Por Cel Augusto Pompeu de Souza Perez/ Exército Brasileiro
Há quase duas décadas, o então Ministro da Defesa, Geraldo Quintão,
declarou que a comunidade civil brasileira tinha perdido contato com a
agenda de Defesa, em função da anestesia de 130 anos sem conflito armado
com países vizinhos, da falta de inimigos evidentes e do fato de que o
assunto tinha ficado restrito ao setor castrense nos governos militares.
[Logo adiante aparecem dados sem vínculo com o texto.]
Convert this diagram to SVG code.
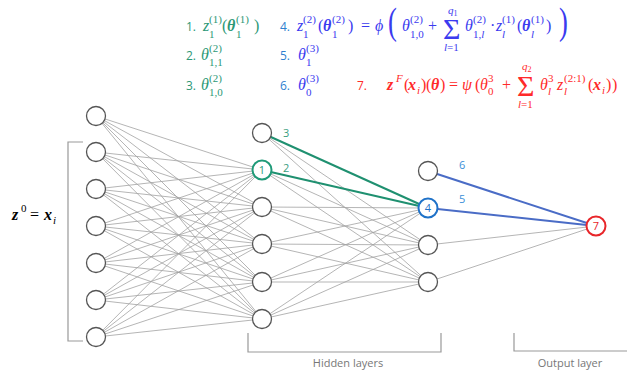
<svg xmlns="http://www.w3.org/2000/svg" width="627" height="374" viewBox="0 0 627 374">
<style>
.n{fill:#fff;stroke:#555;stroke-width:1.3}
.e{stroke:#a2a2a2;stroke-width:0.8}
.m{font-family:"Liberation Serif",serif;font-style:italic;font-size:16px}
.r{font-style:normal}
.b{font-weight:bold}
.s{font-size:11px}
.t{font-size:8px}
.big{font-size:38px}
.sig{font-size:30px}
.num{font-family:"Open Sans","Liberation Sans",sans-serif;font-size:12px}
.lab{font-family:"Open Sans","Liberation Sans",sans-serif;font-size:11px;text-anchor:middle}
.g{fill:#2c9876}
.bl{fill:#3b3bef}
.bn{fill:#2f7fcf}
.rd{fill:#ff2a2a}
.br{fill:none;stroke:#999;stroke-width:1.2}
</style>
<rect width="627" height="374" fill="#fff"/>
<g id="connectors">
<g>
<line class="e" x1="96" y1="116" x2="262" y2="170"/><line class="e" x1="96" y1="116" x2="262" y2="207"/><line class="e" x1="96" y1="116" x2="262" y2="244"/><line class="e" x1="96" y1="116" x2="262" y2="282"/><line class="e" x1="96" y1="116" x2="262" y2="319"/>
<line class="e" x1="96" y1="152" x2="262" y2="170"/><line class="e" x1="96" y1="152" x2="262" y2="207"/><line class="e" x1="96" y1="152" x2="262" y2="244"/><line class="e" x1="96" y1="152" x2="262" y2="282"/><line class="e" x1="96" y1="152" x2="262" y2="319"/>
<line class="e" x1="96" y1="189" x2="262" y2="170"/><line class="e" x1="96" y1="189" x2="262" y2="207"/><line class="e" x1="96" y1="189" x2="262" y2="244"/><line class="e" x1="96" y1="189" x2="262" y2="282"/><line class="e" x1="96" y1="189" x2="262" y2="319"/>
<line class="e" x1="96" y1="226" x2="262" y2="170"/><line class="e" x1="96" y1="226" x2="262" y2="207"/><line class="e" x1="96" y1="226" x2="262" y2="244"/><line class="e" x1="96" y1="226" x2="262" y2="282"/><line class="e" x1="96" y1="226" x2="262" y2="319"/>
<line class="e" x1="96" y1="263" x2="262" y2="170"/><line class="e" x1="96" y1="263" x2="262" y2="207"/><line class="e" x1="96" y1="263" x2="262" y2="244"/><line class="e" x1="96" y1="263" x2="262" y2="282"/><line class="e" x1="96" y1="263" x2="262" y2="319"/>
<line class="e" x1="96" y1="300" x2="262" y2="170"/><line class="e" x1="96" y1="300" x2="262" y2="207"/><line class="e" x1="96" y1="300" x2="262" y2="244"/><line class="e" x1="96" y1="300" x2="262" y2="282"/><line class="e" x1="96" y1="300" x2="262" y2="319"/>
<line class="e" x1="96" y1="337" x2="262" y2="170"/><line class="e" x1="96" y1="337" x2="262" y2="207"/><line class="e" x1="96" y1="337" x2="262" y2="244"/><line class="e" x1="96" y1="337" x2="262" y2="282"/><line class="e" x1="96" y1="337" x2="262" y2="319"/>
</g>
<g>
<line class="e" x1="262" y1="133" x2="428" y2="245"/><line class="e" x1="262" y1="133" x2="428" y2="282"/>
<line class="e" x1="262" y1="170" x2="428" y2="245"/><line class="e" x1="262" y1="170" x2="428" y2="282"/>
<line class="e" x1="262" y1="207" x2="428" y2="208"/><line class="e" x1="262" y1="207" x2="428" y2="245"/><line class="e" x1="262" y1="207" x2="428" y2="282"/>
<line class="e" x1="262" y1="244" x2="428" y2="208"/><line class="e" x1="262" y1="244" x2="428" y2="245"/><line class="e" x1="262" y1="244" x2="428" y2="282"/>
<line class="e" x1="262" y1="282" x2="428" y2="208"/><line class="e" x1="262" y1="282" x2="428" y2="245"/><line class="e" x1="262" y1="282" x2="428" y2="282"/>
<line class="e" x1="262" y1="319" x2="428" y2="208"/><line class="e" x1="262" y1="319" x2="428" y2="245"/><line class="e" x1="262" y1="319" x2="428" y2="282"/>
</g>
<g>
<line class="e" x1="428" y1="245" x2="596" y2="226"/><line class="e" x1="428" y1="282" x2="596" y2="226"/>
</g>
<g stroke="#1f9070" stroke-width="2">
<line x1="262" y1="133" x2="428" y2="208"/><line x1="262" y1="170" x2="428" y2="208"/>
</g>
<g stroke="#4a6cc6" stroke-width="2">
<line x1="428" y1="171" x2="596" y2="226"/><line x1="428" y1="208" x2="596" y2="226"/>
</g>
<g font-family="Open Sans, Liberation Sans, sans-serif" font-size="11">
<text x="283" y="137" fill="#3a9e80">3</text>
<text x="283" y="172" fill="#3a9e80">2</text>
<text x="459" y="169" fill="#3a8fd8">6</text>
<text x="459" y="203" fill="#3a8fd8">5</text>
</g>
</g>
<g id="input-layer">
<circle class="n" cx="96" cy="116" r="9.5"/><circle class="n" cx="96" cy="152" r="9.5"/><circle class="n" cx="96" cy="189" r="9.5"/><circle class="n" cx="96" cy="226" r="9.5"/><circle class="n" cx="96" cy="263" r="9.5"/><circle class="n" cx="96" cy="300" r="9.5"/><circle class="n" cx="96" cy="337" r="9.5"/>
</g>
<g id="hidden-layer-1">
<circle class="n" cx="262" cy="133" r="9.5"/>
<g id="node1"><circle cx="262" cy="170" r="9.5" fill="#fff" stroke="#1f9a78" stroke-width="2"/><text x="262" y="174" class="lab" fill="#1f9a78">1</text></g>
<circle class="n" cx="262" cy="207" r="9.5"/><circle class="n" cx="262" cy="244" r="9.5"/><circle class="n" cx="262" cy="282" r="9.5"/><circle class="n" cx="262" cy="319" r="9.5"/>
</g>
<g id="hidden-layer-2">
<circle class="n" cx="428" cy="171" r="9.5"/>
<g id="node4"><circle cx="428" cy="208" r="9.5" fill="#fff" stroke="#1f72c8" stroke-width="2"/><text x="428" y="212" class="lab" fill="#1f72c8">4</text></g>
<circle class="n" cx="428" cy="245" r="9.5"/><circle class="n" cx="428" cy="282" r="9.5"/>
</g>
<g id="output-node7"><circle cx="596" cy="226" r="9.5" fill="#fff" stroke="#e8262a" stroke-width="2"/><text x="596" y="230" class="lab" fill="#e8262a">7</text></g>
<g id="input-label">
<path class="br" d="M83,142H68V341H83"/>
<text class="m b" x="12" y="220">z</text><text class="m r s" x="21" y="212">0</text><text class="m r" x="30" y="220">=</text><text class="m b" x="44" y="220">x</text><text class="m s" x="53" y="224">i</text>
</g>
<g id="layer-labels">
<path class="br" d="M248,333V352H441V333"/>
<text class="lab" x="348" y="367" fill="#777">Hidden layers</text>
<path class="br" d="M514,333V351H627"/>
<text class="lab" x="570" y="367" fill="#777">Output layer</text>
</g>
<g id="eq-green" class="g">
<text class="num" x="186" y="31">1.</text>
<text class="m" x="203" y="31">z</text><text class="m r s" x="209" y="23">(1)</text><text class="m r s" x="209" y="38">1</text>
<text class="m r" x="222" y="31">(</text><text class="m b" x="227" y="31">θ</text><text class="m r s" x="236" y="23">(1)</text><text class="m r s" x="236" y="38">1</text><text class="m r" x="254" y="31">)</text>
<text class="num" x="186" y="60">2.</text>
<text class="m" x="201" y="60">θ</text><text class="m r s" x="209" y="52">(2)</text><text class="m r s" x="209" y="66">1,1</text>
<text class="num" x="186" y="90">3.</text>
<text class="m" x="201" y="90">θ</text><text class="m r s" x="209" y="82">(2)</text><text class="m r s" x="209" y="96">1,0</text>
</g>
<g id="eq-blue" class="bl">
<text class="num bn" x="280" y="31">4.</text>
<text class="m" x="297" y="31">z</text><text class="m r s" x="303" y="23">(2)</text><text class="m r s" x="303" y="38">1</text>
<text class="m r" x="318" y="31">(</text><text class="m b" x="323" y="31">θ</text><text class="m r s" x="332" y="23">(2)</text><text class="m r s" x="332" y="38">1</text><text class="m r" x="348" y="31">)</text>
<text class="m r" x="361" y="31">=</text><text class="m" x="375" y="31">ϕ</text>
<text class="m r big" transform="translate(388,34) scale(0.7,1)">(</text>
<text class="m" x="402" y="31">θ</text><text class="m r s" x="410" y="23">(2)</text><text class="m r s" x="410" y="38">1,0</text>
<text class="m r" x="428" y="31">+</text>
<text class="m r sig" x="443" y="39">Σ</text>
<text class="m s" x="448" y="14">q<tspan class="r t" dy="2">1</tspan></text>
<text class="m s" x="444" y="51">l<tspan class="r">=1</tspan></text>
<text class="m" x="465" y="31">θ</text><text class="m r s" x="473" y="23">(2)</text><text class="m s" x="473" y="38"><tspan class="r">1,</tspan>l</text>
<text class="m r" x="490" y="31">·</text>
<text class="m" x="496" y="31">z</text><text class="m r s" x="502" y="23">(1)</text><text class="m s" x="502" y="38">l</text>
<text class="m r" x="517" y="31">(</text><text class="m b" x="522" y="31">θ</text><text class="m r s" x="531" y="23">(1)</text><text class="m s" x="531" y="38">l</text><text class="m r" x="546" y="31">)</text>
<text class="m r big" transform="translate(559,34) scale(0.7,1)">)</text>
<text class="num bn" x="280" y="60">5.</text>
<text class="m" x="298" y="60">θ</text><text class="m r s" x="306" y="52">(3)</text><text class="m r s" x="306" y="66">1</text>
<text class="num bn" x="280" y="90">6.</text>
<text class="m" x="298" y="90">θ</text><text class="m r s" x="306" y="82">(3)</text><text class="m r s" x="306" y="96">0</text>
</g>
<g id="eq-red" class="rd">
<text class="num" x="357" y="90">7.</text>
<text class="m b" x="387" y="90">z</text><text class="m s" x="396" y="82">F</text>
<text class="m r" x="404" y="90">(</text><text class="m b" x="408" y="90">x</text><text class="m s" x="417" y="94">i</text><text class="m r" x="421" y="90">)</text>
<text class="m r" x="426" y="90">(</text><text class="m b" x="431" y="90">θ</text><text class="m r" x="440" y="90">)</text>
<text class="m r" x="449" y="90">=</text><text class="m" x="462" y="90">ψ</text>
<text class="m r" x="475" y="90">(</text><text class="m" x="480" y="90">θ</text><text class="m r s" x="488" y="82">3</text><text class="m r s" x="488" y="95">0</text>
<text class="m r" x="502" y="90">+</text>
<text class="m r sig" x="517" y="96">Σ</text>
<text class="m s" x="522" y="70">q<tspan class="r t" dy="2">2</tspan></text>
<text class="m s" x="518" y="108">l<tspan class="r">=1</tspan></text>
<text class="m" x="540" y="90">θ</text><text class="m r s" x="548" y="82">3</text><text class="m s" x="548" y="95">l</text>
<text class="m" x="557" y="90">z</text><text class="m r s" x="564" y="82">(2:1)</text><text class="m s" x="564" y="95">l</text>
<text class="m r" x="588" y="90">(</text><text class="m b" x="593" y="90">x</text><text class="m s" x="602" y="94">i</text><text class="m r" x="606" y="90">)</text><text class="m r" x="612" y="90">)</text>
</g>
</svg>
A ausência de conflitos armados e a descrença nas hipóteses prováveis
de embates internacionais, latentes no seio do grande público, geraram
intensa insensibilidade aos temas de Defesa, em contraponto a problemas
sociais muito mais evidentes. Na lógica racional e imediatista da
sociedade civil, as questões políticas, econômicas e sociais representam
desafios e óbices mais palatáveis e emergentes do que as distantes
concepções estratégicas de Defesa Nacional e os problemas tipicamente
militares.
Por outro lado, o próprio estamento militar incumbiu-se, por
muito tempo, de manter a sociedade distante dos debates sobre
formulações de Defesa. O monopólio temático redundou na ausência de
estímulos à sociedade e na consequente ignorância sobre o assunto. Da
mesma forma, o reduzido impacto na pauta nacional e a falta de
informações permearam, no passado recente, o tímido engajamento de
organizações sociais, de universidades, de cientistas, de formadores de
opinião e da imprensa nas questões castrenses.
Em contraponto, as Forças Armadas (FA) continuaram mantendo altos
índices de aceitação e respeitabilidade, no âmbito do grande público.
Esse fenômeno ocorreu, principalmente, em consequência da visibilidade
das ações subsidiárias, sociais e policiais e não, necessariamente, em
decorrência das missões tradicionais de defesa externa: missões que
justificam a manutenção do aparato bélico, do permanente planejamento e
preparo e da própria essência militar.
A confiança popular impulsionou o intenso emprego das Forças
Armadas em atividades tipicamente policiais. O clamor da população
quanto a sua utilização na Segurança Pública e o elevado respeito pela
Instituição reacenderam o interesse da sociedade. Era preciso discutir
os novos paradigmas e entender as dinâmicas que, por algum tempo,
ficaram por trás do debate nacional. Por que essas intuições
negligenciadas e subvalorizadas seriam agora a solução para a segurança
da sociedade? A percepção mudou? A Instituição mudou? Ou ambas mudaram?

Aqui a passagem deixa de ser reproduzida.